What is needed:
Restate the lines word for word, from the first line of the records through the line containing "const actualVisits = [1736, 2168];". Leave out the pictures and anything after that line.

════════════════════

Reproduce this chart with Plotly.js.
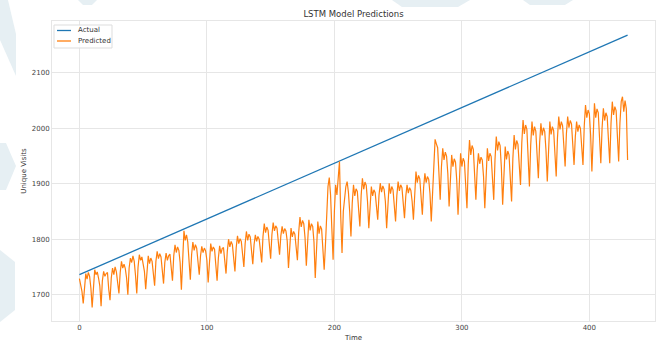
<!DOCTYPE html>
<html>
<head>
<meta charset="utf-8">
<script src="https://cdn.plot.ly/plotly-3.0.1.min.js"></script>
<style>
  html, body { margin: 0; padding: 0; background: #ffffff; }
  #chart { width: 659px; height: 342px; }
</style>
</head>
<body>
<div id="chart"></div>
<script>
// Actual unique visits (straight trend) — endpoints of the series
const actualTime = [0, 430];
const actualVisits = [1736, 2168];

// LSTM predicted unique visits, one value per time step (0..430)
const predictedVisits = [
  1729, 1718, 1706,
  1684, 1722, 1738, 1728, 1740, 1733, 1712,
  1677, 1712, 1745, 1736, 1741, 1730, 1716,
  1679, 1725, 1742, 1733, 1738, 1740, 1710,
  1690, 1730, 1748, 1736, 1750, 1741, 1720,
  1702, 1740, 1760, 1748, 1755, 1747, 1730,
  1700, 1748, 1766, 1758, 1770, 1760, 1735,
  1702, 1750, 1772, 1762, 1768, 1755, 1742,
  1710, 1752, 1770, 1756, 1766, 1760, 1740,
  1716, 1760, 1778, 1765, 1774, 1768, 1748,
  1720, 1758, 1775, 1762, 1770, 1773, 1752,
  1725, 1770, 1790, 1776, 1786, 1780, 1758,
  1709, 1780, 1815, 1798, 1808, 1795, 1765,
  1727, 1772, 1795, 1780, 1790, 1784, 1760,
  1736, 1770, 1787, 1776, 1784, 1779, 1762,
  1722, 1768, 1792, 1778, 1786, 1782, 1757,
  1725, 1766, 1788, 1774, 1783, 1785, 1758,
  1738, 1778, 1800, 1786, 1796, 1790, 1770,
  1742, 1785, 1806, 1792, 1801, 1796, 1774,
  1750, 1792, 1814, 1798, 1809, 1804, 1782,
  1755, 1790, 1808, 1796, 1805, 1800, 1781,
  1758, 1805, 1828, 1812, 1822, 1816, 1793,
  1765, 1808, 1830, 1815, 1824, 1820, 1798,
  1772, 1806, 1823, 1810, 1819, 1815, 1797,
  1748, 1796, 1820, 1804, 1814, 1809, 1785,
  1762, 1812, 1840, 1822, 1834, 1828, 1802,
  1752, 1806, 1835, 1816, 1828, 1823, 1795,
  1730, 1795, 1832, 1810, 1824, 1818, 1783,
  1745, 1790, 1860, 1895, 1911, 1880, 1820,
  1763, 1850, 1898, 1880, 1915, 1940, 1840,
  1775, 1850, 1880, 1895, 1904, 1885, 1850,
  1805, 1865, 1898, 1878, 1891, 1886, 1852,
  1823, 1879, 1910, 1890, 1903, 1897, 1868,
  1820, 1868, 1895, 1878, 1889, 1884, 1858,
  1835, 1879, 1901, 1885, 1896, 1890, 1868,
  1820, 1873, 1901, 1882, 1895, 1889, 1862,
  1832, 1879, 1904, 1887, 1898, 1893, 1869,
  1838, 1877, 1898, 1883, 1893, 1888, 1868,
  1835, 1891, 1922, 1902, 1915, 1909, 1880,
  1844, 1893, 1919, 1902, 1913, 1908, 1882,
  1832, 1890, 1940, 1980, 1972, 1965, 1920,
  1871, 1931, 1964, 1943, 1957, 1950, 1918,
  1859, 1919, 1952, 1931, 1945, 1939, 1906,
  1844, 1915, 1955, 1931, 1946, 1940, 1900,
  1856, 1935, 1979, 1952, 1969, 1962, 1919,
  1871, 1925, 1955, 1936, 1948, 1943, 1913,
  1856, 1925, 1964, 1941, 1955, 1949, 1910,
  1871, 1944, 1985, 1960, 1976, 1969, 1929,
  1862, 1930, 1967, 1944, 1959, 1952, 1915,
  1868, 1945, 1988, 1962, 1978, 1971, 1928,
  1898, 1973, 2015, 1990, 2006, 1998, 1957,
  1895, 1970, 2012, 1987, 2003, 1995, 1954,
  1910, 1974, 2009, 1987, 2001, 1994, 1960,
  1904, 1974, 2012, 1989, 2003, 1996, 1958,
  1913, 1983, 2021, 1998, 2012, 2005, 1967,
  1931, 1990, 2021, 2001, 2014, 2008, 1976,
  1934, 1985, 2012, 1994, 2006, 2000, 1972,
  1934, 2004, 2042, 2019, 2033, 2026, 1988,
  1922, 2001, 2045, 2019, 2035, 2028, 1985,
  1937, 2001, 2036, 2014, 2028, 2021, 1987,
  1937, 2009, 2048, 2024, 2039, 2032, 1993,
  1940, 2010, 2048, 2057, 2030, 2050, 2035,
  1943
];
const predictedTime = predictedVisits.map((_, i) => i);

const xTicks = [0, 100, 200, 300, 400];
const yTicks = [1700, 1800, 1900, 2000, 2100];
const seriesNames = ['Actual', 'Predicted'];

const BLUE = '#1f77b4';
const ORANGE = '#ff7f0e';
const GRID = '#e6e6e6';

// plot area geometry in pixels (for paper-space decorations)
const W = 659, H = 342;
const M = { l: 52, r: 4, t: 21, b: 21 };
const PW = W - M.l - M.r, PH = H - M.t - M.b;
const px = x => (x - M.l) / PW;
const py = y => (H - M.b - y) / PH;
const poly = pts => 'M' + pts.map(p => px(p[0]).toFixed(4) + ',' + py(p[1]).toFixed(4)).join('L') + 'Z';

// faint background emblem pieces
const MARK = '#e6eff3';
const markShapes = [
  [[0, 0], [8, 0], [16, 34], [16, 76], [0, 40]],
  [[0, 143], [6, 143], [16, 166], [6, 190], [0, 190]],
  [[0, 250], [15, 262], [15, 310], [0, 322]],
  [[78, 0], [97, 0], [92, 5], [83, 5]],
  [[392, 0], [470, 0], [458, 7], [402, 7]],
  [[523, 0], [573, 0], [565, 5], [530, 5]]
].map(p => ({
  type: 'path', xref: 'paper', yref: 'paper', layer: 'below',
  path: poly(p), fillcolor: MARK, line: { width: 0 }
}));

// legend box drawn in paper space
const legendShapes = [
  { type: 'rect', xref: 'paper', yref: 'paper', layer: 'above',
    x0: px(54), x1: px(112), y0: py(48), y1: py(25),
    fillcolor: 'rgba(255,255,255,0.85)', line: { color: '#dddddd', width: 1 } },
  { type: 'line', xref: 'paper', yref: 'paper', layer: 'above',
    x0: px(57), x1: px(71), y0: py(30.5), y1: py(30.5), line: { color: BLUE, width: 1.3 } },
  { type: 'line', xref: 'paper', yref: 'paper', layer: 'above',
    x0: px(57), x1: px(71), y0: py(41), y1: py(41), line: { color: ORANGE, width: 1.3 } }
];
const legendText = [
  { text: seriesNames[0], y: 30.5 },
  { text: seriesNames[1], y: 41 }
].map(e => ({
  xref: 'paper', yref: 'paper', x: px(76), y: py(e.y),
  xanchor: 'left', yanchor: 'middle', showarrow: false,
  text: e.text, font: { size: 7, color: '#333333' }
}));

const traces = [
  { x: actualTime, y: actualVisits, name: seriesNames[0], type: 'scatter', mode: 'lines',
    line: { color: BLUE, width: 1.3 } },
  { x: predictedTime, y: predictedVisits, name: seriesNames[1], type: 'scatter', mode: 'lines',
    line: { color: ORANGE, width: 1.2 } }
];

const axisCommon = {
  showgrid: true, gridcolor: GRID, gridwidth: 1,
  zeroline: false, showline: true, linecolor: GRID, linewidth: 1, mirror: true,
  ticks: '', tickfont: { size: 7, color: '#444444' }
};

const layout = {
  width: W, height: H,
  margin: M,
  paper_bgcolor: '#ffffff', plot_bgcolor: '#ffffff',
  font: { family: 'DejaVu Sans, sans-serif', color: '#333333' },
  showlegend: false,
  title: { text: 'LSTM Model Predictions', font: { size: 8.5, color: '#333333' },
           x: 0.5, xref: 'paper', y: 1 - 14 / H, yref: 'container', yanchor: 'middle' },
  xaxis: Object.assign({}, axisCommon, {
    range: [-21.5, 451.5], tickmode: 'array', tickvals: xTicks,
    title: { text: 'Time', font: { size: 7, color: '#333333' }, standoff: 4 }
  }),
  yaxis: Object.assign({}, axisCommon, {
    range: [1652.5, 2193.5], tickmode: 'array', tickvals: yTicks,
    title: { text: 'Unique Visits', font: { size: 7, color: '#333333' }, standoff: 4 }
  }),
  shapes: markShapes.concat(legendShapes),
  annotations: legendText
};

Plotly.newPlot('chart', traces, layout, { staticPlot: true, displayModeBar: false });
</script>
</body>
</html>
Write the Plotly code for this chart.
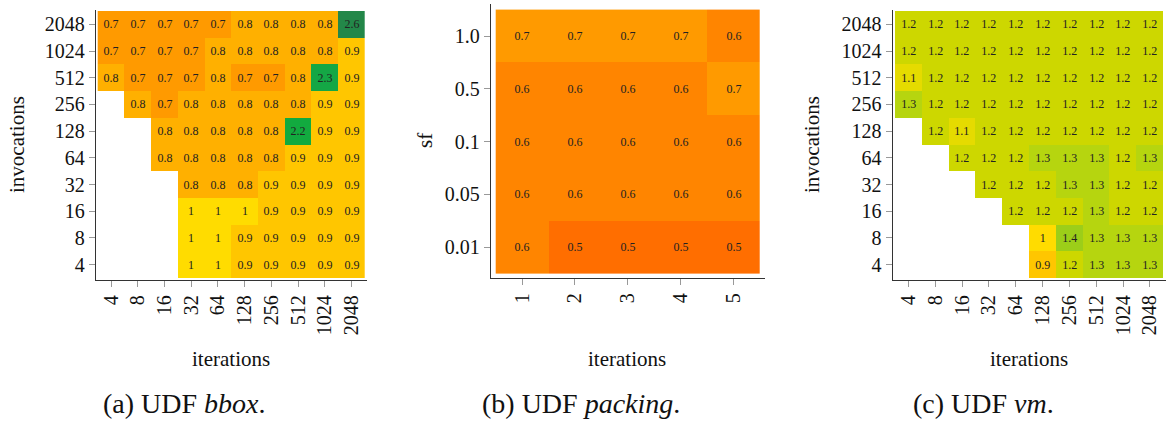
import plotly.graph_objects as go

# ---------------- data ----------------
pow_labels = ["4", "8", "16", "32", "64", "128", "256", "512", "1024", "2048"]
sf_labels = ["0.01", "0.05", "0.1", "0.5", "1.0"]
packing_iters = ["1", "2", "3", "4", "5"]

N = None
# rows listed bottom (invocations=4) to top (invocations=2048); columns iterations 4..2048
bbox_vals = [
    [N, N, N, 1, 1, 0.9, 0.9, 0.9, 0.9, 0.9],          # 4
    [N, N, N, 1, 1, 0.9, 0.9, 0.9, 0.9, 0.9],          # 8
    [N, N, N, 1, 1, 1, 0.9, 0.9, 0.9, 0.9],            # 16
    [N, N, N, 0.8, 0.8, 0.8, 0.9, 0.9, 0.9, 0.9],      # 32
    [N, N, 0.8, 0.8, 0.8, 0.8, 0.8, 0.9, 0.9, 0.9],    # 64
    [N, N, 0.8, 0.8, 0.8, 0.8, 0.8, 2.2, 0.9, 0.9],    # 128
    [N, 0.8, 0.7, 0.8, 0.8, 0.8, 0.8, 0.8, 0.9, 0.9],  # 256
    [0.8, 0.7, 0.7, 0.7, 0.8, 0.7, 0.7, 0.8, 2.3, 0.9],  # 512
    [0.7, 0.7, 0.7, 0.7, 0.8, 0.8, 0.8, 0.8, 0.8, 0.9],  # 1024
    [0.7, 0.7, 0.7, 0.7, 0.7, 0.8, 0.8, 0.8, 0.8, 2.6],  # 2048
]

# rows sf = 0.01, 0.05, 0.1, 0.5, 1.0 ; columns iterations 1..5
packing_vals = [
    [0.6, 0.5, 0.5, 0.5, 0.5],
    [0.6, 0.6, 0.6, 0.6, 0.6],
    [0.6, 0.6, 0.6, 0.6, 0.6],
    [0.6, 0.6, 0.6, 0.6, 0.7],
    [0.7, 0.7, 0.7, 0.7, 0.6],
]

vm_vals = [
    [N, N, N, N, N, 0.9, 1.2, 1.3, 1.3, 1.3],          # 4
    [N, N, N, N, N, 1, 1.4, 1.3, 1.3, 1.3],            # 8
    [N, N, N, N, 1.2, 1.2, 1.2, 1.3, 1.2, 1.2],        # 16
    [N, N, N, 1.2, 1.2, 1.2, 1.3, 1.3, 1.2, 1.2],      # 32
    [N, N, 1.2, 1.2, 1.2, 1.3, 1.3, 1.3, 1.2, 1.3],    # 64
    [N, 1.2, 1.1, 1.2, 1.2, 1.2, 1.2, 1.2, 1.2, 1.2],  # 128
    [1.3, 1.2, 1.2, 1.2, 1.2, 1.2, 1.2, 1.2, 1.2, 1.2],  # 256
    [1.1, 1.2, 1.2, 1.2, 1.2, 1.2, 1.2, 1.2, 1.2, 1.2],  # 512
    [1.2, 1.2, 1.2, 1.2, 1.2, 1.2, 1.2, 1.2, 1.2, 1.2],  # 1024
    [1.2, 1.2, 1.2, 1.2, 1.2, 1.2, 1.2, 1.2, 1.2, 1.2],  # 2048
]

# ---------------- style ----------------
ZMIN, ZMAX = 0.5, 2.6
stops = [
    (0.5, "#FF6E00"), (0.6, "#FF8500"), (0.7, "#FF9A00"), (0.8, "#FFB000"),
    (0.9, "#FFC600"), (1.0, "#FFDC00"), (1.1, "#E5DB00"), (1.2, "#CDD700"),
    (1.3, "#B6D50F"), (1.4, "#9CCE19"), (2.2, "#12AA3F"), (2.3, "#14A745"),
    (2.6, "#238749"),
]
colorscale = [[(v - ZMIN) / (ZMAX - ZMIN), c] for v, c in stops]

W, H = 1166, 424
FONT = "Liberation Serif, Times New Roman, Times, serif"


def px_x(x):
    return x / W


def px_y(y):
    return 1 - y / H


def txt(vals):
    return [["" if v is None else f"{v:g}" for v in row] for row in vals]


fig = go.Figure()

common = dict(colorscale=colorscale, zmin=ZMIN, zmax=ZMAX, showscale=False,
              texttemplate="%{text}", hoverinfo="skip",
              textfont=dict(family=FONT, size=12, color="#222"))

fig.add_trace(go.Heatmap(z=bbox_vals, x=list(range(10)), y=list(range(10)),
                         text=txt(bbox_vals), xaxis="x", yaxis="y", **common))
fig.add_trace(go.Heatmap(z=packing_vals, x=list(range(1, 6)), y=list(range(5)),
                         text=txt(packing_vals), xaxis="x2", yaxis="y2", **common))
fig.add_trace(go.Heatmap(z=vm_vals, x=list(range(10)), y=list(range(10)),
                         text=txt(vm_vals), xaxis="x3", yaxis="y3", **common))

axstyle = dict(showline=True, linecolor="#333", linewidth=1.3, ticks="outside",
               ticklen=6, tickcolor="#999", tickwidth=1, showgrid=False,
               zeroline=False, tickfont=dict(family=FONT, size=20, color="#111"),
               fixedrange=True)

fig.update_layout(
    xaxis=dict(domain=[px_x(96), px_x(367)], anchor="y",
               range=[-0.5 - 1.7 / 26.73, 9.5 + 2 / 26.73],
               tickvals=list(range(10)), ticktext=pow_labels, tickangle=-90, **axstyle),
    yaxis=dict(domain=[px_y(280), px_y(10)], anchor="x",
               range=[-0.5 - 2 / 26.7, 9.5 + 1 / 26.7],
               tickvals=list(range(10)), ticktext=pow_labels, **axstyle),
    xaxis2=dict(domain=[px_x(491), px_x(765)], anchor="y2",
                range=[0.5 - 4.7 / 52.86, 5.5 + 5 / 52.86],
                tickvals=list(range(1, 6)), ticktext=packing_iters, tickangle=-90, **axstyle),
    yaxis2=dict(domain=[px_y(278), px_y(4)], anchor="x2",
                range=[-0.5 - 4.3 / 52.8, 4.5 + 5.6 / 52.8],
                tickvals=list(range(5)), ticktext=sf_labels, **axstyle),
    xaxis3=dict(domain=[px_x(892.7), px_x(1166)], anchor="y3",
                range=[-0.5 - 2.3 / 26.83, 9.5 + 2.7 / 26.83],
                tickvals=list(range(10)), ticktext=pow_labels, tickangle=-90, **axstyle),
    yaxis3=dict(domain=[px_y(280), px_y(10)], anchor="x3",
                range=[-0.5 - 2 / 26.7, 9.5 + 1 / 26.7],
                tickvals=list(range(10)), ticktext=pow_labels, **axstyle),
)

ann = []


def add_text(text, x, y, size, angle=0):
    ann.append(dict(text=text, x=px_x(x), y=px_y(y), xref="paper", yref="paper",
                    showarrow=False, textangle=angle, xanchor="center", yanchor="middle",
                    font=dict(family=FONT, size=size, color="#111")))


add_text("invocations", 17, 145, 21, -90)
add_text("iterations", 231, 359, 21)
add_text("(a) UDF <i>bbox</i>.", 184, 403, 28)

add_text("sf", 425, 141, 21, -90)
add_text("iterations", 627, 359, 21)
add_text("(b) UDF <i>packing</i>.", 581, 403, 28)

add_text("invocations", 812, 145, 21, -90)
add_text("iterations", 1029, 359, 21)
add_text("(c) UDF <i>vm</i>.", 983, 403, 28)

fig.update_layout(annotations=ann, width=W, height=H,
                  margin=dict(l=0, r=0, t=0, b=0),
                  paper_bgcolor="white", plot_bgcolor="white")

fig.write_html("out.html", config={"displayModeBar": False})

════════════════════

Solution to this exercise:
Reproduce this chart with Plotly.js.
<!DOCTYPE html>
<html>
<head>
<meta charset="utf-8">
<script src="https://cdn.plot.ly/plotly-3.0.1.min.js"></script>
<style>
  html, body { margin: 0; padding: 0; background: #ffffff; }
  #chart { width: 659px; height: 342px; }
</style>
</head>
<body>
<div id="chart"></div>
<script>
// Actual unique visits (straight trend) — endpoints of the series
const actualTime = [0, 430];
const actualVisits = [1736, 2168];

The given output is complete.